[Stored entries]
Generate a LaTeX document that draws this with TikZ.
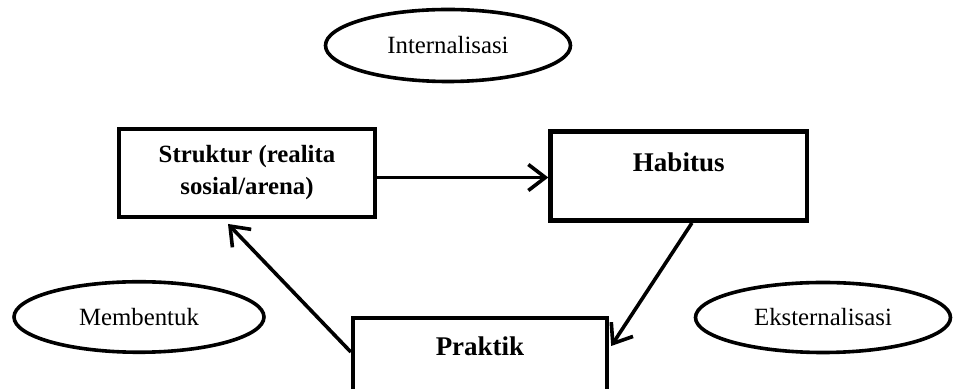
\documentclass[tikz,border=0pt]{standalone}
\usepackage{fontspec}
\setmainfont{Liberation Serif}
\usetikzlibrary{shapes.geometric,arrows.meta}

\begin{document}
\begin{tikzpicture}[x=0.5pt,y=-0.5pt,
  boxnode/.style={draw, line width=2.2pt, rectangle, inner sep=0pt, align=center},
  ovalnode/.style={draw, line width=1.8pt, ellipse, inner sep=0pt, font=\fontsize{12.4}{14}\selectfont},
  linkarrow/.style={line width=1.8pt, -{Straight Barb[length=8.5pt,width=13pt,line width=1.8pt]}}]
\clip (0,0) rectangle (955,389);
\node[ovalnode, minimum width=122.5pt, minimum height=36pt] (inter) at (448,45.5) {Internalisasi};
\node[ovalnode, minimum width=125pt, minimum height=35.25pt] (bentuk) at (139,317) {Membentuk};
\node[ovalnode, minimum width=127.5pt, minimum height=35pt] (ekster) at (823,317.5) {Eksternalisasi};
\node[boxnode, minimum width=128pt, minimum height=44.25pt,
  font=\fontsize{12.4}{16}\selectfont\bfseries] (struktur) at (247,173) {Struktur (realita\\sosial/arena)};
\node[boxnode, anchor=north, minimum width=128.25pt, text height=20pt, text depth=24.5pt,
  font=\fontsize{13.5}{15}\selectfont\bfseries] (habitus) at (678.75,129.5) {Habitus};
\node[boxnode, anchor=north, minimum width=127pt, text height=18.5pt, text depth=60pt,
  font=\fontsize{13.5}{15}\selectfont\bfseries] (praktik) at (480,316) {Praktik};
\draw[linkarrow] ([yshift=-2.25pt]struktur.east) -- ([yshift=-2.25pt]struktur.east -| habitus.west);
\draw[linkarrow] ([xshift=6.6pt]habitus.south) -- ([xshift=1pt,yshift=-15pt]praktik.north east);
\draw[linkarrow] ([yshift=-18pt]praktik.north west) -- ([xshift=-9.5pt,yshift=-2.25pt]struktur.south);
\end{tikzpicture}
\end{document}
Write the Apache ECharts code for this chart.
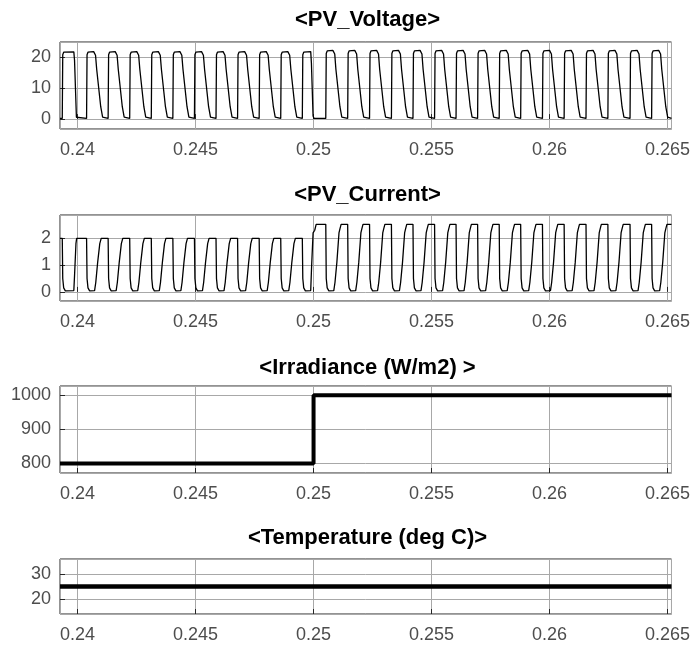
<!DOCTYPE html>
<html>
<head>
<meta charset="utf-8">
<script src="https://cdn.jsdelivr.net/npm/echarts@6/dist/echarts.min.js"></script>
<style>
html,body{margin:0;padding:0;background:#fff;}
#main{width:693px;height:646px;}
</style>
</head>
<body>
<div id="main"></div>
<script>
// time window of the scope (s)
var tStart = 0.239254, tEnd = 0.265170;

// <PV_Voltage> : [t, V], one row per switching cycle
var pvVoltage = [
	[0.239254,0.2],[0.239350,0.2],[0.239370,20.8],[0.239410,21.6],[0.239840,21.7],[0.239870,19],[0.239950,0.6],[0.239990,0.2],
	[0.240380,0.2],[0.240400,20.8],[0.240440,21.6],[0.240680,21.8],[0.240760,20.6],[0.240810,16],[0.240980,4],[0.241060,0.6],[0.241110,0.2],
	[0.241294,0.2],[0.241314,20.8],[0.241354,21.6],[0.241594,21.8],[0.241674,20.6],[0.241724,16],[0.241894,4],[0.241974,0.6],[0.242024,0.2],
	[0.242208,0.2],[0.242228,20.8],[0.242268,21.6],[0.242508,21.8],[0.242588,20.6],[0.242638,16],[0.242808,4],[0.242888,0.6],[0.242938,0.2],
	[0.243123,0.2],[0.243143,20.8],[0.243183,21.6],[0.243423,21.8],[0.243503,20.6],[0.243553,16],[0.243723,4],[0.243803,0.6],[0.243853,0.2],
	[0.244037,0.2],[0.244057,20.8],[0.244097,21.6],[0.244337,21.8],[0.244417,20.6],[0.244467,16],[0.244637,4],[0.244717,0.6],[0.244767,0.2],
	[0.244952,0.2],[0.244972,20.8],[0.245012,21.6],[0.245252,21.8],[0.245332,20.6],[0.245382,16],[0.245552,4],[0.245632,0.6],[0.245682,0.2],
	[0.245866,0.2],[0.245886,20.8],[0.245926,21.6],[0.246166,21.8],[0.246246,20.6],[0.246296,16],[0.246466,4],[0.246546,0.6],[0.246596,0.2],
	[0.246780,0.2],[0.246800,20.8],[0.246840,21.6],[0.247080,21.8],[0.247160,20.6],[0.247210,16],[0.247380,4],[0.247460,0.6],[0.247510,0.2],
	[0.247695,0.2],[0.247715,20.8],[0.247755,21.6],[0.247995,21.8],[0.248075,20.6],[0.248125,16],[0.248295,4],[0.248375,0.6],[0.248425,0.2],
	[0.248609,0.2],[0.248629,20.8],[0.248669,21.6],[0.248909,21.8],[0.248989,20.6],[0.249039,16],[0.249209,4],[0.249289,0.6],[0.249339,0.2],
	[0.249524,0.2],[0.249544,20.8],[0.249584,21.6],[0.249880,21.8],[0.249910,18],[0.249980,1],[0.250020,0.2],
	[0.250518,0.2],[0.250538,21.2],[0.250578,22.0],[0.250818,22.2],[0.250898,21],[0.250948,16],[0.251118,4],[0.251198,0.6],[0.251248,0.2],
	[0.251446,0.2],[0.251466,21.2],[0.251506,22.0],[0.251746,22.2],[0.251826,21],[0.251876,16],[0.252046,4],[0.252126,0.6],[0.252176,0.2],
	[0.252373,0.2],[0.252393,21.2],[0.252433,22.0],[0.252673,22.2],[0.252753,21],[0.252803,16],[0.252973,4],[0.253053,0.6],[0.253103,0.2],
	[0.253300,0.2],[0.253320,21.2],[0.253360,22.0],[0.253600,22.2],[0.253680,21],[0.253730,16],[0.253900,4],[0.253980,0.6],[0.254030,0.2],
	[0.254214,0.2],[0.254234,21.2],[0.254274,22.0],[0.254514,22.2],[0.254594,21],[0.254644,16],[0.254814,4],[0.254894,0.6],[0.254944,0.2],
	[0.255129,0.2],[0.255149,21.2],[0.255189,22.0],[0.255429,22.2],[0.255509,21],[0.255559,16],[0.255729,4],[0.255809,0.6],[0.255859,0.2],
	[0.256039,0.2],[0.256059,21.2],[0.256099,22.0],[0.256339,22.2],[0.256419,21],[0.256469,16],[0.256639,4],[0.256719,0.6],[0.256769,0.2],
	[0.256953,0.2],[0.256973,21.2],[0.257013,22.0],[0.257253,22.2],[0.257333,21],[0.257383,16],[0.257553,4],[0.257633,0.6],[0.257683,0.2],
	[0.257868,0.2],[0.257888,21.2],[0.257928,22.0],[0.258168,22.2],[0.258248,21],[0.258298,16],[0.258468,4],[0.258548,0.6],[0.258598,0.2],
	[0.258778,0.2],[0.258798,21.2],[0.258838,22.0],[0.259078,22.2],[0.259158,21],[0.259208,16],[0.259378,4],[0.259458,0.6],[0.259508,0.2],
	[0.259701,0.2],[0.259721,21.2],[0.259761,22.0],[0.260001,22.2],[0.260081,21],[0.260131,16],[0.260301,4],[0.260381,0.6],[0.260431,0.2],
	[0.260620,0.2],[0.260640,21.2],[0.260680,22.0],[0.260920,22.2],[0.261000,21],[0.261050,16],[0.261220,4],[0.261300,0.6],[0.261350,0.2],
	[0.261547,0.2],[0.261567,21.2],[0.261607,22.0],[0.261847,22.2],[0.261927,21],[0.261977,16],[0.262147,4],[0.262227,0.6],[0.262277,0.2],
	[0.262474,0.2],[0.262494,21.2],[0.262534,22.0],[0.262774,22.2],[0.262854,21],[0.262904,16],[0.263074,4],[0.263154,0.6],[0.263204,0.2],
	[0.263413,0.2],[0.263433,21.2],[0.263473,22.0],[0.263713,22.2],[0.263793,21],[0.263843,16],[0.264013,4],[0.264093,0.6],[0.264143,0.2],
	[0.264328,0.2],[0.264348,21.2],[0.264388,22.0],[0.264628,22.2],[0.264708,21],[0.264758,16],[0.264928,4],[0.265008,0.6],[0.265058,0.2],
	[0.265170,0.2]
];

// <PV_Current> : [t, A]
var pvCurrent = [
	[0.239254,2.0],[0.239350,2.0],[0.239370,0.5],[0.239410,0.15],[0.239480,0.04],[0.239840,0.05],[0.239870,0.6],[0.239930,1.8],[0.239960,2.0],
	[0.240380,2.0],[0.240400,0.5],[0.240440,0.15],[0.240510,0.04],[0.240720,0.05],[0.240770,0.35],[0.240850,1.1],[0.240940,1.8],[0.241000,2.0],
	[0.241294,2.0],[0.241314,0.5],[0.241354,0.15],[0.241424,0.04],[0.241634,0.05],[0.241684,0.35],[0.241764,1.1],[0.241854,1.8],[0.241914,2.0],
	[0.242208,2.0],[0.242228,0.5],[0.242268,0.15],[0.242338,0.04],[0.242548,0.05],[0.242598,0.35],[0.242678,1.1],[0.242768,1.8],[0.242828,2.0],
	[0.243123,2.0],[0.243143,0.5],[0.243183,0.15],[0.243253,0.04],[0.243463,0.05],[0.243513,0.35],[0.243593,1.1],[0.243683,1.8],[0.243743,2.0],
	[0.244037,2.0],[0.244057,0.5],[0.244097,0.15],[0.244167,0.04],[0.244377,0.05],[0.244427,0.35],[0.244507,1.1],[0.244597,1.8],[0.244657,2.0],
	[0.244952,2.0],[0.244972,0.5],[0.245012,0.15],[0.245082,0.04],[0.245292,0.05],[0.245342,0.35],[0.245422,1.1],[0.245512,1.8],[0.245572,2.0],
	[0.245866,2.0],[0.245886,0.5],[0.245926,0.15],[0.245996,0.04],[0.246206,0.05],[0.246256,0.35],[0.246336,1.1],[0.246426,1.8],[0.246486,2.0],
	[0.246780,2.0],[0.246800,0.5],[0.246840,0.15],[0.246910,0.04],[0.247120,0.05],[0.247170,0.35],[0.247250,1.1],[0.247340,1.8],[0.247400,2.0],
	[0.247695,2.0],[0.247715,0.5],[0.247755,0.15],[0.247825,0.04],[0.248035,0.05],[0.248085,0.35],[0.248165,1.1],[0.248255,1.8],[0.248315,2.0],
	[0.248609,2.0],[0.248629,0.5],[0.248669,0.15],[0.248739,0.04],[0.248949,0.05],[0.248999,0.35],[0.249079,1.1],[0.249169,1.8],[0.249229,2.0],
	[0.249524,2.0],[0.249544,0.5],[0.249584,0.15],[0.249654,0.04],[0.249880,0.05],[0.249920,1.0],[0.249980,2.2],[0.250050,2.3],[0.250110,2.52],
	[0.250518,2.52],[0.250538,0.5],[0.250578,0.15],[0.250648,0.04],[0.250858,0.05],[0.250908,0.35],[0.250988,1.1],[0.251078,2.2],[0.251118,2.35],[0.251168,2.52],
	[0.251446,2.52],[0.251466,0.5],[0.251506,0.15],[0.251576,0.04],[0.251786,0.05],[0.251836,0.35],[0.251916,1.1],[0.252006,2.2],[0.252046,2.35],[0.252096,2.52],
	[0.252373,2.52],[0.252393,0.5],[0.252433,0.15],[0.252503,0.04],[0.252713,0.05],[0.252763,0.35],[0.252843,1.1],[0.252933,2.2],[0.252973,2.35],[0.253023,2.52],
	[0.253300,2.52],[0.253320,0.5],[0.253360,0.15],[0.253430,0.04],[0.253640,0.05],[0.253690,0.35],[0.253770,1.1],[0.253860,2.2],[0.253900,2.35],[0.253950,2.52],
	[0.254214,2.52],[0.254234,0.5],[0.254274,0.15],[0.254344,0.04],[0.254554,0.05],[0.254604,0.35],[0.254684,1.1],[0.254774,2.2],[0.254814,2.35],[0.254864,2.52],
	[0.255129,2.52],[0.255149,0.5],[0.255189,0.15],[0.255259,0.04],[0.255469,0.05],[0.255519,0.35],[0.255599,1.1],[0.255689,2.2],[0.255729,2.35],[0.255779,2.52],
	[0.256039,2.52],[0.256059,0.5],[0.256099,0.15],[0.256169,0.04],[0.256379,0.05],[0.256429,0.35],[0.256509,1.1],[0.256599,2.2],[0.256639,2.35],[0.256689,2.52],
	[0.256953,2.52],[0.256973,0.5],[0.257013,0.15],[0.257083,0.04],[0.257293,0.05],[0.257343,0.35],[0.257423,1.1],[0.257513,2.2],[0.257553,2.35],[0.257603,2.52],
	[0.257868,2.52],[0.257888,0.5],[0.257928,0.15],[0.257998,0.04],[0.258208,0.05],[0.258258,0.35],[0.258338,1.1],[0.258428,2.2],[0.258468,2.35],[0.258518,2.52],
	[0.258778,2.52],[0.258798,0.5],[0.258838,0.15],[0.258908,0.04],[0.259118,0.05],[0.259168,0.35],[0.259248,1.1],[0.259338,2.2],[0.259378,2.35],[0.259428,2.52],
	[0.259701,2.52],[0.259721,0.5],[0.259761,0.15],[0.259831,0.04],[0.260041,0.05],[0.260091,0.35],[0.260171,1.1],[0.260261,2.2],[0.260301,2.35],[0.260351,2.52],
	[0.260620,2.52],[0.260640,0.5],[0.260680,0.15],[0.260750,0.04],[0.260960,0.05],[0.261010,0.35],[0.261090,1.1],[0.261180,2.2],[0.261220,2.35],[0.261270,2.52],
	[0.261547,2.52],[0.261567,0.5],[0.261607,0.15],[0.261677,0.04],[0.261887,0.05],[0.261937,0.35],[0.262017,1.1],[0.262107,2.2],[0.262147,2.35],[0.262197,2.52],
	[0.262474,2.52],[0.262494,0.5],[0.262534,0.15],[0.262604,0.04],[0.262814,0.05],[0.262864,0.35],[0.262944,1.1],[0.263034,2.2],[0.263074,2.35],[0.263124,2.52],
	[0.263413,2.52],[0.263433,0.5],[0.263473,0.15],[0.263543,0.04],[0.263753,0.05],[0.263803,0.35],[0.263883,1.1],[0.263973,2.2],[0.264013,2.35],[0.264063,2.52],
	[0.264328,2.52],[0.264348,0.5],[0.264388,0.15],[0.264458,0.04],[0.264668,0.05],[0.264718,0.35],[0.264798,1.1],[0.264888,2.2],[0.264928,2.35],[0.264978,2.52],
	[0.265170,2.52]
];

// <Irradiance (W/m2) > : step at 0.25 s
var irradiance = [[0.239254,800],[0.25,800],[0.25,1000],[0.265170,1000]];
// <Temperature (deg C)>
var temperature = [[0.239254,25],[0.265170,25]];

var titles = ['<PV_Voltage>', '<PV_Current>', '<Irradiance (W/m2) >', '<Temperature (deg C)>'];
var yMin = [-3.2, -0.34, 772, 14];
var yMax = [24.9, 2.87, 1027, 36];
var ySplit = [3, 3, 3, 2];

var myChart = echarts.init(document.getElementById('main'));

var grids = [
	{left:60, right:18, top:42, height:87},
	{left:60, right:18, top:215, height:86},
	{left:60, right:18, top:386, height:87},
	{left:60, right:18, top:559, height:55}
];
var titleY = [20, 195, 368, 538];

// plain number labels (no thousands separator)
function plainLabel(v){
	return String(+v.toFixed(6));
}

var xAxes = [], yAxes = [], graphics = [];
for(var i = 0; i < 4; i++){
	grids[i].show = true;
	grids[i].borderColor = '#262626';
	grids[i].borderWidth = 1;
	xAxes.push({
		type:'value', gridIndex:i, min:tStart, max:tEnd, splitNumber:5,
		axisLine:{show:false},
		axisTick:{show:true, inside:true, length:5, lineStyle:{color:'#262626'}},
		axisLabel:{showMinLabel:false, showMaxLabel:false, margin:12, color:'#4d4d4d', fontSize:18, fontFamily:'Liberation Sans, Arial, sans-serif', formatter:plainLabel},
		splitLine:{show:true, lineStyle:{color:'#a8a8a8', width:1}}
	});
	yAxes.push({
		type:'value', gridIndex:i, min:yMin[i], max:yMax[i], splitNumber:ySplit[i],
		axisLine:{show:false},
		axisTick:{show:true, inside:true, length:5, lineStyle:{color:'#262626'}},
		axisLabel:{showMinLabel:false, showMaxLabel:false, margin:9, color:'#4d4d4d', fontSize:18, fontFamily:'Liberation Sans, Arial, sans-serif', formatter:plainLabel},
		splitLine:{show:true, lineStyle:{color:'#a8a8a8', width:1}}
	});
	graphics.push({
		type:'text', x:367.5, y:titleY[i],
		style:{text:titles[i], align:'center', verticalAlign:'middle', fill:'#000', font:'bold 22px "Liberation Sans", Arial, sans-serif'}
	});
}

option = {
	animation:false,
	backgroundColor:'#fff',
	grid:grids,
	xAxis:xAxes,
	yAxis:yAxes,
	graphic:graphics,
	series:[
		{type:'line', xAxisIndex:0, yAxisIndex:0, data:pvVoltage, showSymbol:false, lineStyle:{color:'#000', width:1.3}},
		{type:'line', xAxisIndex:1, yAxisIndex:1, data:pvCurrent, showSymbol:false, lineStyle:{color:'#000', width:1.3}},
		{type:'line', xAxisIndex:2, yAxisIndex:2, data:irradiance, showSymbol:false, lineStyle:{color:'#000', width:4}},
		{type:'line', xAxisIndex:3, yAxisIndex:3, data:temperature, showSymbol:false, lineStyle:{color:'#000', width:4.5}}
	]
};
myChart.setOption(option);
</script>
</body>
</html>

Aim >>
Keep the images out of the copy. Repeat word for word only the lines from the one containing "Write the Apache ECharts code for this chart." through the one containing "var tStart = 0.239254, tEnd = 0.265170;", both ends included.

Complete answer >>
Write the Apache ECharts code for this chart.
<!DOCTYPE html>
<html>
<head>
<meta charset="utf-8">
<script src="https://cdn.jsdelivr.net/npm/echarts@6/dist/echarts.min.js"></script>
<style>
html,body{margin:0;padding:0;background:#fff;}
#main{width:693px;height:646px;}
</style>
</head>
<body>
<div id="main"></div>
<script>
// time window of the scope (s)
var tStart = 0.239254, tEnd = 0.265170;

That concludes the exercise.